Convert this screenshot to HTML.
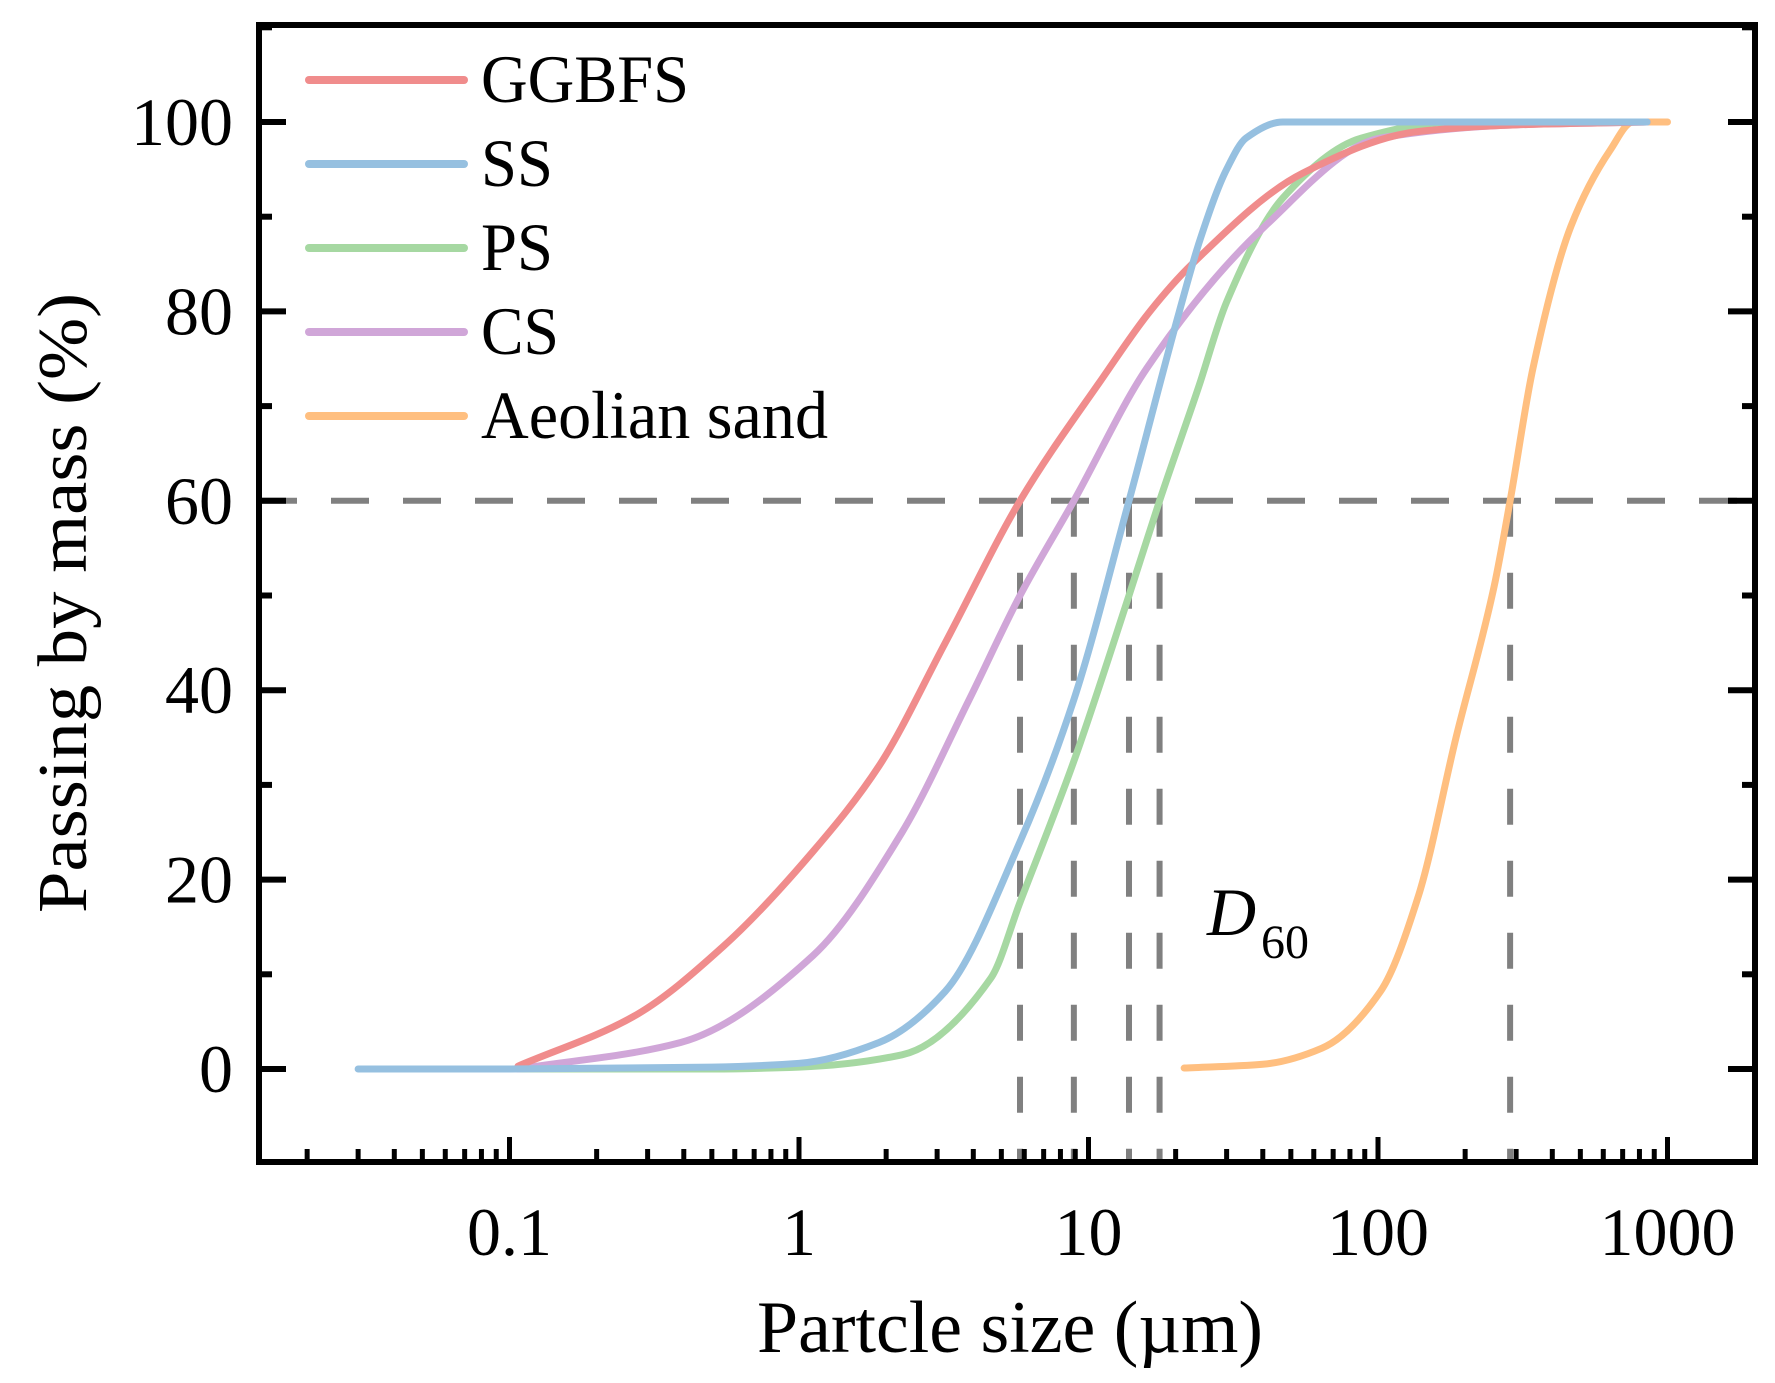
<!DOCTYPE html>
<html><head><meta charset="utf-8"><style>
html,body{margin:0;padding:0;background:#fff;}
svg{display:block;font-family:"Liberation Serif",serif;}
</style></head><body>
<svg id="chart" width="1775" height="1383" viewBox="0 0 1775 1383" xmlns="http://www.w3.org/2000/svg">
<g id="grid"></g><g id="series"></g><g id="axes"></g><g id="legend"></g>
<text x="0" y="0" transform="translate(86,603) rotate(-90)" text-anchor="middle" font-size="70" textLength="620" lengthAdjust="spacingAndGlyphs">Passing by mass (%)</text>
<text x="1010" y="1352" text-anchor="middle" font-size="74" textLength="506" lengthAdjust="spacingAndGlyphs">Partcle size (µm)</text>
<text x="1207" y="935" font-size="68" font-style="italic">D</text>
<text x="1261" y="958" font-size="48">60</text>
</svg>
<script>
const seriesNames = ["GGBFS","SS","PS","CS","Aeolian sand"];
const seriesColors = ["#f08c8c","#96c0e0","#a6d8a2","#d0a6d8","#ffbf80"];
const ggbfsX = [0.107,0.27,0.55,1.12,1.89,3.2,5.8,11.2,16.3,22.8,55,138,300,850];
const ggbfsY = [0.3,5.6,13,23,32,45,60,73,80,85,94.6,99,99.7,100];
const ssX = [0.03,0.1,0.5,1.0,1.89,3.2,5.8,8.9,13.8,20.6,24.3,30,35,47,100,850];
const ssY = [0,0,0.2,0.6,2.8,8.2,24,39,60,80,87.6,95,98.3,100,100,100];
const psX = [0.107,0.5,1.0,2.27,4.6,5.8,8.9,13.8,17.6,24,30,47,87.6,186,850];
const psY = [0,0,0.2,1.5,9.6,17.6,32.5,50,60,72,81,92,98.3,100,100];
const csX = [0.107,0.39,1.12,2.27,3.87,5.8,8.9,15.9,40.7,102,300,850];
const csY = [0,2.8,12,25,39,50,60,74,89,98.3,99.7,100];
const sandX = [21.4,40,64,102,138,186,252,286,343,464,633,760,1000];
const sandY = [0.1,0.5,2.2,8.2,18.3,35,51,60,74,89,97,100,100];
const d60Values = [5.8,8.9,13.8,17.6,286];
const yTicks = [0,20,40,60,80,100];
const yTickLabels = ["0","20","40","60","80","100"];
const xTicks = [0.1,1,10,100,1000];
const xTickLabels = ["0.1","1","10","100","1000"];

const L=259,R=1755,T=25,B=1162;
const xs = v => 799 + (Math.log10(v))*289.5;
const ys = v => 1069 - v*9.47;
const NS="http://www.w3.org/2000/svg";
function mk(tag,attrs,parent){const e=document.createElementNS(NS,tag);for(const k in attrs)e.setAttribute(k,attrs[k]);parent.appendChild(e);return e;}
const gGrid=document.getElementById('grid'),gSer=document.getElementById('series'),gAx=document.getElementById('axes'),gLeg=document.getElementById('legend');

let h=mk('line',{x1:L,x2:R,y1:ys(60),y2:ys(60),stroke:'#808080','stroke-width':6,'stroke-dasharray':'38 34'},gGrid);


d60Values.forEach(v=>{
  const l=mk('line',{x1:xs(v),x2:xs(v),y1:ys(60),y2:B,stroke:'#808080','stroke-width':6,'stroke-dasharray':'36 36'},gGrid);
  
  
});

// monotone cubic (Fritsch-Carlson) in pixel space
function pathFrom(X,Y){
  const px=X.map(xs), py=Y.map(ys), n=px.length;
  const d=[],m=new Array(n);
  for(let i=0;i<n-1;i++) d.push((py[i+1]-py[i])/(px[i+1]-px[i]));
  m[0]=d[0]; m[n-1]=d[n-2];
  for(let i=1;i<n-1;i++){
    if(d[i-1]*d[i]<=0) m[i]=0;
    else { const w1=2*(px[i+1]-px[i])+(px[i]-px[i-1]), w2=(px[i+1]-px[i])+2*(px[i]-px[i-1]);
      m[i]=(w1+w2)/(w1/d[i-1]+w2/d[i]); }
  }
  let s=`M${px[0]},${py[0]}`;
  for(let i=0;i<n-1;i++){
    const hh=(px[i+1]-px[i])/3;
    s+=` C${px[i]+hh},${py[i]+m[i]*hh} ${px[i+1]-hh},${py[i+1]-m[i+1]*hh} ${px[i+1]},${py[i+1]}`;
  }
  return s;
}
const allX=[ggbfsX,ssX,psX,csX,sandX],allY=[ggbfsY,ssY,psY,csY,sandY];
const order=[4,2,3,0,1];
order.forEach(i=>{
  const s=mk('path',{d:pathFrom(allX[i],allY[i]),fill:'none',stroke:seriesColors[i],'stroke-width':7,'stroke-linecap':'round','stroke-linejoin':'round'},gSer);
  
  
});

const fr=mk('rect',{x:L,y:T,width:R-L,height:B-T,fill:'none',stroke:'#000','stroke-width':6},gAx);


for(let v=-10;v<=110;v+=10){
  const major=v%20===0, len=major?27:13, y=ys(v);
  if(y<T+2||y>B-2)continue;
  [[L,L+len],[R,R-len]].forEach(([a,b])=>{
    const t=mk('line',{x1:a,x2:b,y1:y,y2:y,stroke:'#000','stroke-width':6},gAx);
    
    
  });
}
yTicks.forEach((v,i)=>{
  const t=mk('text',{x:233,y:ys(v)+23,'text-anchor':'end','font-size':68},gAx);
  t.textContent=yTickLabels[i];
  
  
});
for(let e=-2;e<=3;e++){
  for(let m=1;m<=9;m++){
    const v=m*Math.pow(10,e), x=xs(v);
    if(x<L+10||x>R-4)continue;
    const len=m===1?25:13;
    const t=mk('line',{x1:x,x2:x,y1:B,y2:B-len,stroke:'#000','stroke-width':5},gAx);
    
    
  }
}
xTicks.forEach((v,i)=>{
  const t=mk('text',{x:xs(v),y:1255,'text-anchor':'middle','font-size':68},gAx);
  t.textContent=xTickLabels[i];
  
  
});
const legW=[208,72,72,78,347];
seriesNames.forEach((n,i)=>{
  const y=80+i*84;
  const l=mk('line',{x1:309,x2:464,y1:y,y2:y,stroke:seriesColors[i],'stroke-width':8,'stroke-linecap':'round'},gLeg);
  
  
  const t=mk('text',{x:481,y:y+22,'font-size':68,textLength:legW[i],lengthAdjust:'spacingAndGlyphs'},gLeg);
  t.textContent=n;
  
  
});
</script>
</body></html>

----------------

EXERCISE DETAILS -
With the pictures left out, transcribe the material exactly.

SOLUTION TO THE EXERCISE -
Convert this screenshot to HTML.
<!DOCTYPE html>
<html><head><meta charset="utf-8"><style>
html,body{margin:0;padding:0;background:#fff;}
svg{display:block;font-family:"Liberation Serif",serif;}
</style></head><body>
<svg id="chart" width="1775" height="1383" viewBox="0 0 1775 1383" xmlns="http://www.w3.org/2000/svg">
<g id="grid"></g><g id="series"></g><g id="axes"></g><g id="legend"></g>
<text x="0" y="0" transform="translate(86,603) rotate(-90)" text-anchor="middle" font-size="70" textLength="620" lengthAdjust="spacingAndGlyphs">Passing by mass (%)</text>
<text x="1010" y="1352" text-anchor="middle" font-size="74" textLength="506" lengthAdjust="spacingAndGlyphs">Partcle size (µm)</text>
<text x="1207" y="935" font-size="68" font-style="italic">D</text>
<text x="1261" y="958" font-size="48">60</text>
</svg>
<script>
const seriesNames = ["GGBFS","SS","PS","CS","Aeolian sand"];
const seriesColors = ["#f08c8c","#96c0e0","#a6d8a2","#d0a6d8","#ffbf80"];
const ggbfsX = [0.107,0.27,0.55,1.12,1.89,3.2,5.8,11.2,16.3,22.8,55,138,300,850];
const ggbfsY = [0.3,5.6,13,23,32,45,60,73,80,85,94.6,99,99.7,100];
const ssX = [0.03,0.1,0.5,1.0,1.89,3.2,5.8,8.9,13.8,20.6,24.3,30,35,47,100,850];
const ssY = [0,0,0.2,0.6,2.8,8.2,24,39,60,80,87.6,95,98.3,100,100,100];
const psX = [0.107,0.5,1.0,2.27,4.6,5.8,8.9,13.8,17.6,24,30,47,87.6,186,850];
const psY = [0,0,0.2,1.5,9.6,17.6,32.5,50,60,72,81,92,98.3,100,100];
const csX = [0.107,0.39,1.12,2.27,3.87,5.8,8.9,15.9,40.7,102,300,850];
const csY = [0,2.8,12,25,39,50,60,74,89,98.3,99.7,100];
const sandX = [21.4,40,64,102,138,186,252,286,343,464,633,760,1000];
const sandY = [0.1,0.5,2.2,8.2,18.3,35,51,60,74,89,97,100,100];
const d60Values = [5.8,8.9,13.8,17.6,286];
const yTicks = [0,20,40,60,80,100];
const yTickLabels = ["0","20","40","60","80","100"];
const xTicks = [0.1,1,10,100,1000];
const xTickLabels = ["0.1","1","10","100","1000"];

const L=259,R=1755,T=25,B=1162;
const xs = v => 799 + (Math.log10(v))*289.5;
const ys = v => 1069 - v*9.47;
const NS="http://www.w3.org/2000/svg";
function mk(tag,attrs,parent){const e=document.createElementNS(NS,tag);for(const k in attrs)e.setAttribute(k,attrs[k]);parent.appendChild(e);return e;}
const gGrid=document.getElementById('grid'),gSer=document.getElementById('series'),gAx=document.getElementById('axes'),gLeg=document.getElementById('legend');

let h=mk('line',{x1:L,x2:R,y1:ys(60),y2:ys(60),stroke:'#808080','stroke-width':6,'stroke-dasharray':'38 34'},gGrid);


d60Values.forEach(v=>{
  const l=mk('line',{x1:xs(v),x2:xs(v),y1:ys(60),y2:B,stroke:'#808080','stroke-width':6,'stroke-dasharray':'36 36'},gGrid);
  
  
});

// monotone cubic (Fritsch-Carlson) in pixel space
function pathFrom(X,Y){
  const px=X.map(xs), py=Y.map(ys), n=px.length;
  const d=[],m=new Array(n);
  for(let i=0;i<n-1;i++) d.push((py[i+1]-py[i])/(px[i+1]-px[i]));
  m[0]=d[0]; m[n-1]=d[n-2];
  for(let i=1;i<n-1;i++){
    if(d[i-1]*d[i]<=0) m[i]=0;
    else { const w1=2*(px[i+1]-px[i])+(px[i]-px[i-1]), w2=(px[i+1]-px[i])+2*(px[i]-px[i-1]);
      m[i]=(w1+w2)/(w1/d[i-1]+w2/d[i]); }
  }
  let s=`M${px[0]},${py[0]}`;
  for(let i=0;i<n-1;i++){
    const hh=(px[i+1]-px[i])/3;
    s+=` C${px[i]+hh},${py[i]+m[i]*hh} ${px[i+1]-hh},${py[i+1]-m[i+1]*hh} ${px[i+1]},${py[i+1]}`;
  }
  return s;
}
const allX=[ggbfsX,ssX,psX,csX,sandX],allY=[ggbfsY,ssY,psY,csY,sandY];
const order=[4,2,3,0,1];
order.forEach(i=>{
  const s=mk('path',{d:pathFrom(allX[i],allY[i]),fill:'none',stroke:seriesColors[i],'stroke-width':7,'stroke-linecap':'round','stroke-linejoin':'round'},gSer);
  
  
});

const fr=mk('rect',{x:L,y:T,width:R-L,height:B-T,fill:'none',stroke:'#000','stroke-width':6},gAx);


for(let v=-10;v<=110;v+=10){
  const major=v%20===0, len=major?27:13, y=ys(v);
  if(y<T+2||y>B-2)continue;
  [[L,L+len],[R,R-len]].forEach(([a,b])=>{
    const t=mk('line',{x1:a,x2:b,y1:y,y2:y,stroke:'#000','stroke-width':6},gAx);
    
    
  });
}
yTicks.forEach((v,i)=>{
  const t=mk('text',{x:233,y:ys(v)+23,'text-anchor':'end','font-size':68},gAx);
  t.textContent=yTickLabels[i];
  
  
});
for(let e=-2;e<=3;e++){
  for(let m=1;m<=9;m++){
    const v=m*Math.pow(10,e), x=xs(v);
    if(x<L+10||x>R-4)continue;
    const len=m===1?25:13;
    const t=mk('line',{x1:x,x2:x,y1:B,y2:B-len,stroke:'#000','stroke-width':5},gAx);
    
    
  }
}
xTicks.forEach((v,i)=>{
  const t=mk('text',{x:xs(v),y:1255,'text-anchor':'middle','font-size':68},gAx);
  t.textContent=xTickLabels[i];
  
  
});
const legW=[208,72,72,78,347];
seriesNames.forEach((n,i)=>{
  const y=80+i*84;
  const l=mk('line',{x1:309,x2:464,y1:y,y2:y,stroke:seriesColors[i],'stroke-width':8,'stroke-linecap':'round'},gLeg);
  
  
  const t=mk('text',{x:481,y:y+22,'font-size':68,textLength:legW[i],lengthAdjust:'spacingAndGlyphs'},gLeg);
  t.textContent=n;
  
  
});
</script>
</body></html>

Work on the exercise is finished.